Esse ano, pai, pela primeira vez eu olhei para cara da minha própria morte. Sofri um acidente de carro, indo enterrar um desses pais que também partiram. Uma pessoa querida, que sempre cuidou de mim quando estive perto e que, enquanto fazia isso, me chamava despretensiosamente de filha (tenho certeza de que ele não sabia que tinha muito tempo que eu não ouvia um homem me chamar assim).
Me privei de me despedir dele enquanto lidava com as consequências burocráticas do acidente, enquanto cuidava de quem, como eu tinha sobrevivido aquilo ali. Ainda bem, ninguém que estava no carro se machucou fisicamente. Fiquei ouvindo repetidamente que a gente podia ter morrido, tentando tirar a mão daquele fogo que me queimava.
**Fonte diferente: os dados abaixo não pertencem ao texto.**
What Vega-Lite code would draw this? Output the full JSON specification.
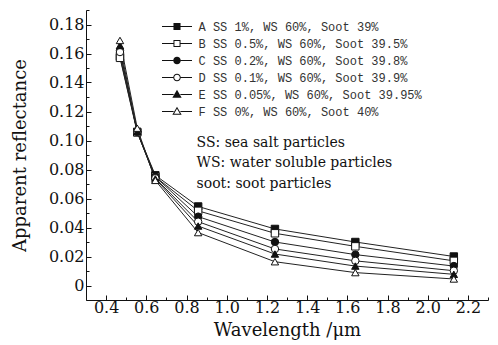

E me parece que mais uma dimensão da morte-vida se abriu, a dimensão do “podia ser eu”. Confesso que ainda estou patinando nessa dimensão aí… apenas com fé de que tudo passa, tudo sempre passará…
Pai, 21 anos se passaram e continuo te amando e com saudades.
Fica bem.
Beijos
Lu
P.S. Pai, se encontrar com os pais desses meus amigos por ai, dá um abraço neles, mostra as coisas, ensina para eles o que você já aprendeu ai no outro plano?
Esse texto é dedicado à Stela, Félix, Isis, Ana Elisa e todos que perderam alguém que amam nos últimos meses.